REQUIRED WORK: Scan the material below for the string "that", and copy every line where it shows up.
— Start —
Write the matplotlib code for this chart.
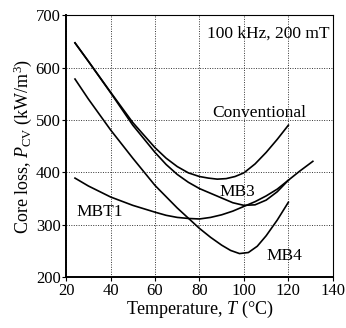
import matplotlib
matplotlib.use('Agg')
import matplotlib.pyplot as plt

plt.rcParams['font.family'] = ['Liberation Serif', 'DejaVu Serif']
plt.rcParams['mathtext.fontset'] = 'custom'
plt.rcParams['mathtext.rm'] = 'Liberation Serif'
plt.rcParams['mathtext.it'] = 'Liberation Serif:italic'

# data (temperature in C, core loss in kW/m3)
conv_t = [24, 30, 40, 50, 60, 65, 70, 75, 80, 84, 88, 92, 96, 100, 105, 110, 115, 120]
conv_p = [647, 612, 553, 495, 447, 427, 411, 399, 392, 389, 387, 388, 392, 399, 416, 438, 463, 490]

mb3_t = [24, 30, 40, 50, 60, 65, 70, 75, 80, 85, 90, 95, 100, 105, 110, 115, 120, 125, 131]
mb3_p = [647, 612, 552, 490, 438, 415, 396, 381, 369, 360, 351, 342, 337, 338, 347, 363, 385, 402, 421]

mbt1_t = [24, 30, 40, 50, 60, 65, 70, 75, 80, 85, 90, 95, 100, 105, 110, 115, 120]
mbt1_p = [389, 374, 353, 337, 324, 318, 314, 312, 311, 314, 319, 326, 335, 344, 355, 368, 385]

mb4_t = [24, 30, 40, 50, 60, 70, 80, 85, 90, 94, 98, 102, 106, 110, 115, 120]
mb4_p = [578, 540, 481, 427, 375, 332, 293, 276, 261, 251, 245, 247, 259, 279, 309, 343]

fig = plt.figure(figsize=(3.46, 3.28), dpi=100)
ax = fig.add_axes([0.191, 0.155, 0.771, 0.799])

for t, p in [(conv_t, conv_p), (mb3_t, mb3_p), (mbt1_t, mbt1_p), (mb4_t, mb4_p)]:
    ax.plot(t, p, color='black', lw=1.2)

ax.set_xlim(20, 140)
ax.set_ylim(200, 700)
ax.set_xticks(range(20, 141, 20))
ax.set_yticks(range(200, 701, 100))
ax.grid(True, linestyle=(0, (1, 1.5)), color='#333333', lw=0.7)
ax.tick_params(direction='out', length=3, labelsize=12, pad=1)
for s in ['left', 'bottom']:
    ax.spines[s].set_linewidth(1.4)
for s in ['top', 'right']:
    ax.spines[s].set_linewidth(0.8)

ax.set_xlabel('Temperature, $T$ (°C)', fontsize=13, labelpad=0)
ax.set_ylabel(r'Core loss, $P_{\rm CV}$ (kW/m$^3$)', fontsize=13, labelpad=1)

ax.text(138.5, 665, '100 kHz, 200 mT', ha='right', va='center', fontsize=12.5)
ax.text(107, 513, 'Conventional', ha='center', va='center', fontsize=12.5)
ax.text(97, 362, 'MB3', ha='center', va='center', fontsize=12.5)
ax.text(35, 325, 'MBT1', ha='center', va='center', fontsize=12.5)
ax.text(118, 240, 'MB4', ha='center', va='center', fontsize=12.5)

fig.savefig('out.png', dpi=100)
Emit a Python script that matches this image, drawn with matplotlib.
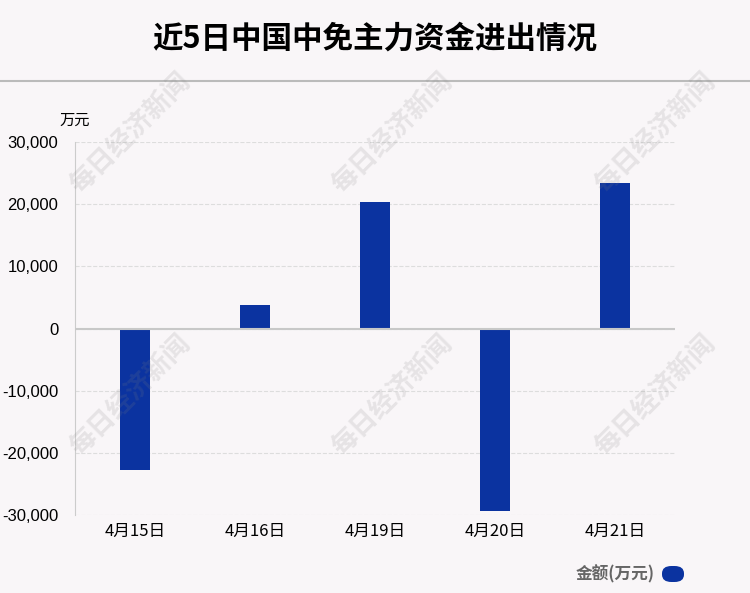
import numpy as np
import matplotlib.pyplot as plt
from matplotlib.patches import FancyBboxPatch

plt.rcParams['font.family'] = ['Liberation Sans', 'Noto Sans CJK SC', 'DejaVu Sans']

dates = ['4月15日', '4月16日', '4月19日', '4月20日', '4月21日']
amount = [-22750, 3800, 20300, -29300, 23400]
yticks = [-30000, -20000, -10000, 0, 10000, 20000, 30000]

bg = '#f9f6f8'
blue = '#0b33a0'

fig = plt.figure(figsize=(7.5, 5.93), dpi=100, facecolor=bg)
ax = fig.add_axes([0.1, 0.1315, 0.8, 0.629])
ax.set_facecolor(bg)

x = np.arange(len(dates))
ax.bar(x, amount, 0.25, color=blue, zorder=3)

ax.set_xlim(-0.5, 4.5)
ax.set_ylim(-30000, 30000)
ax.set_yticks(yticks)
ax.set_yticklabels(['{:,}'.format(v) for v in yticks], fontsize=12)
ax.set_xticks(x)
ax.set_xticklabels(dates, fontsize=12, family=['Noto Sans CJK SC'])
ax.tick_params(length=0, pad=6)
ax.tick_params(axis='y', pad=12)
for s in ['top', 'right', 'bottom']:
    ax.spines[s].set_visible(False)
ax.spines['left'].set_color('#cccccc')
ax.grid(axis='y', color='#dddddd', linestyle='--', linewidth=0.8, zorder=0)
ax.axhline(0, color='#c8c8c8', linewidth=1.5, zorder=4)

fig.text(0.5, 0.935, '近5日中国中免主力资金进出情况', ha='center', va='center',
         fontsize=22, fontweight='bold', family=['Noto Sans CJK SC'])
fig.add_artist(plt.Line2D([0, 1], [1 - 81 / 593, 1 - 81 / 593], color='#bbbbbb', linewidth=1.5))
fig.text(75 / 750, 1 - 120 / 593, '万元', ha='center', va='center', fontsize=11,
         family=['Noto Sans CJK SC'])

# watermarks
for cx in [130, 392, 655]:
    for cy in [133, 395]:
        fig.text(cx / 750, 1 - cy / 593, '每日经济新闻', rotation=45, ha='center', va='center',
                 fontsize=19, fontweight='bold', color='#808080', alpha=0.16,
                 family=['Noto Sans CJK SC'], zorder=10)

# legend
fig.text(655 / 750, 1 - 574 / 593, '金额(万元)', ha='right', va='center', fontsize=12,
         fontweight='bold', color='#666666', family=['Noto Sans CJK SC'])
fig.add_artist(FancyBboxPatch((662 / 750, 1 - 582 / 593), 22 / 750, 16 / 593,
                              boxstyle='round,pad=0,rounding_size=0.0125', transform=fig.transFigure,
                              facecolor=blue, edgecolor='none'))

fig.savefig('out.png', dpi=100, facecolor=bg)
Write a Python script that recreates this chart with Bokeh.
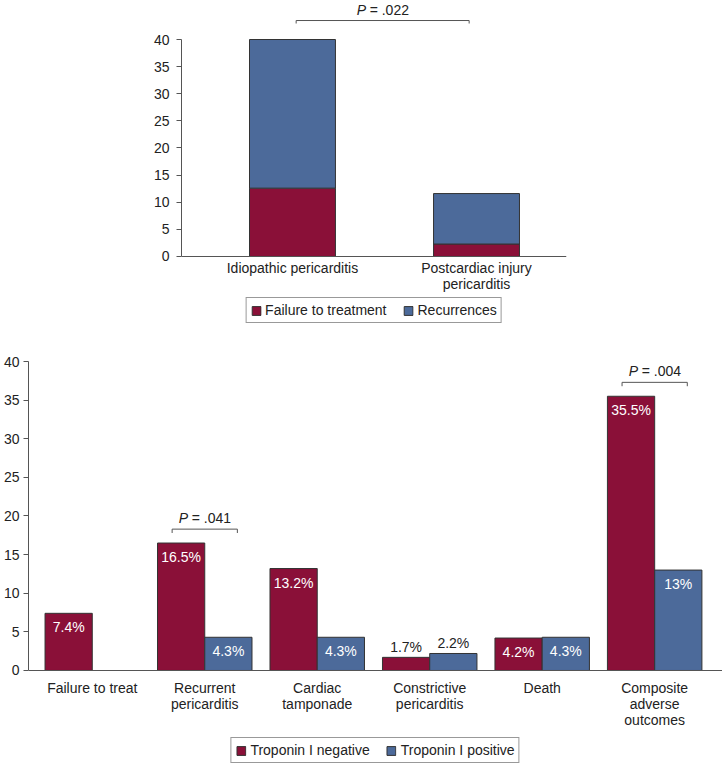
— End —
RESULT:
Emit a Python script that matches this image, drawn with matplotlib.
Write a Python script that recreates this chart with Bokeh.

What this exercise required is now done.